Smasharoo wrote:
Having seen some evidence that throws forward the idea that recipients of donors hearts gain their donors traits and memories
This never happened, you fucking daft cunt.
True and False.
Both the heart and the stomach have secondary neural networks around them. These networks are not nearly as large or complicated as in the brain, but are sufficiently large enough that some parts of a person's emotional reactions are stored/run from there.
It is partly a real feeling, not just a metaphor, if you experience a devastating event like "a punch to the gut", or experience fear as a clenching around your heart and/or stomach, or feel an incredible lightness in your chest when you fall in love. It's not just your brain sending nervous system signals to these organs that have a physical effect on these organs that you can physically feel. It is actually partly electrical synaptic events happening and experienced in the neural network around these organs.
Scientists have credible evidence that some donor hearts in a
very small minority of cases have come with enough neural network tissue that a small but significant (that is, noticeable) portion of the donor's tastes and interests as a person have come with it.
This phenomenon started to be tracked down after some heart recipients noticed such extreme taste changes in themselves after operations that they felt compelled to track down their donor's family and find out his/her history, and then took this information to their doctors and asked for explanations.
One recipient woman previously did not drink much, and she especially hated beer, and any hot-spicy foods. After her heart transplant, she craved beer and hot Mexican foods so much she switched to having them almost daily. Which turned out to be the favourite foods of her donor once she tracked him down.

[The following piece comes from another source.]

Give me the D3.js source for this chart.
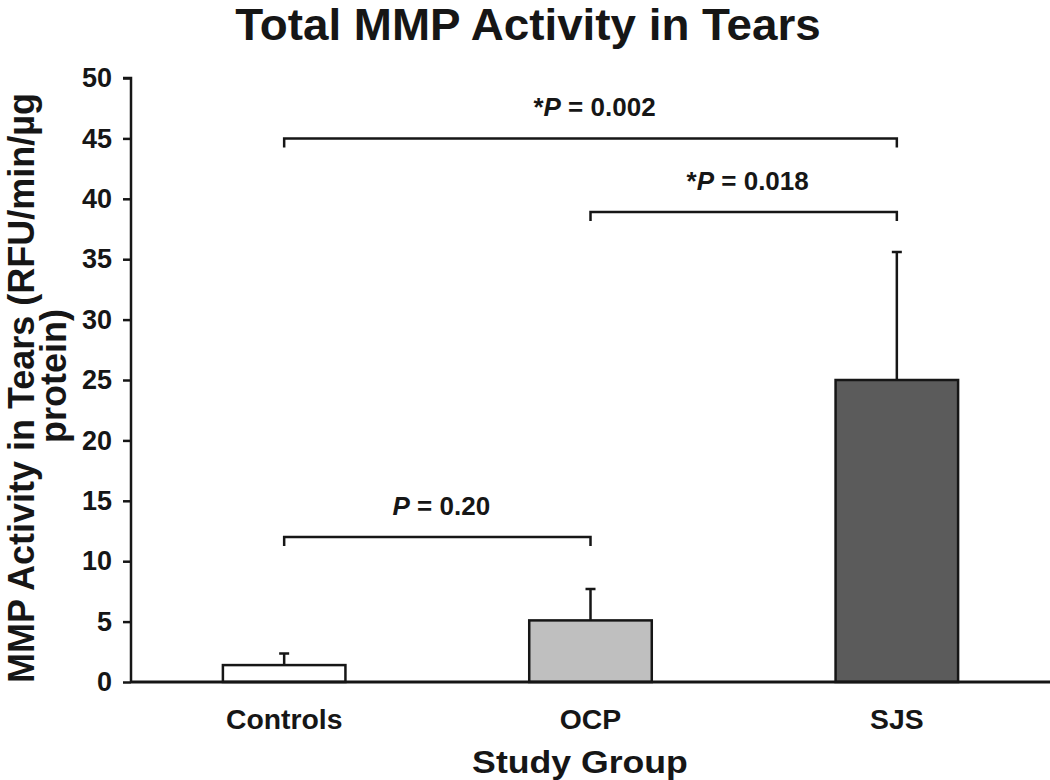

An older (50's, 60's?) recipient male was a very ...um... working class male in his personality and tastes. He loved rock and metal music and hated classical and opera. Although long married, he was a very closed off man, who didn't talk about his emotions much. After his heart transplant, he loved classical music, and started buying and listening to it frequently. But the thing that freaked everyone out was that he started writing poetry. He'd never written a poem in his life, and suddenly he started writing several poems a week, many of them passionate love poems to his wife. His wife was delighted but startled, and he kinda was happy with his "new" self but also troubled, so they tracked down his donor.
Tragically, it was quite a young man who had died in an accident. He'd been a concert violinist and an amateur poet. Once the recipient family knew where these partial personality changes came from, they felt much more secure in just settling down and enjoying them.
Separately, there has been a long known phenomenon of a percentage of heart transplant patients becoming depressed immediately after their operations, and staying depressed for a couple of years afterwards. In light of these newer findings I would be interested if they could document if donors have a history of depression, and then track recipients and see if there are any correlations with which recipients suffer post transplant depression.
As for getting away with murder after receiving the heart tissue of a murderer? We all have to control our immoral impulses with our "better halves" anyway. I should expect and hope that people's brains can over-rule their hearts.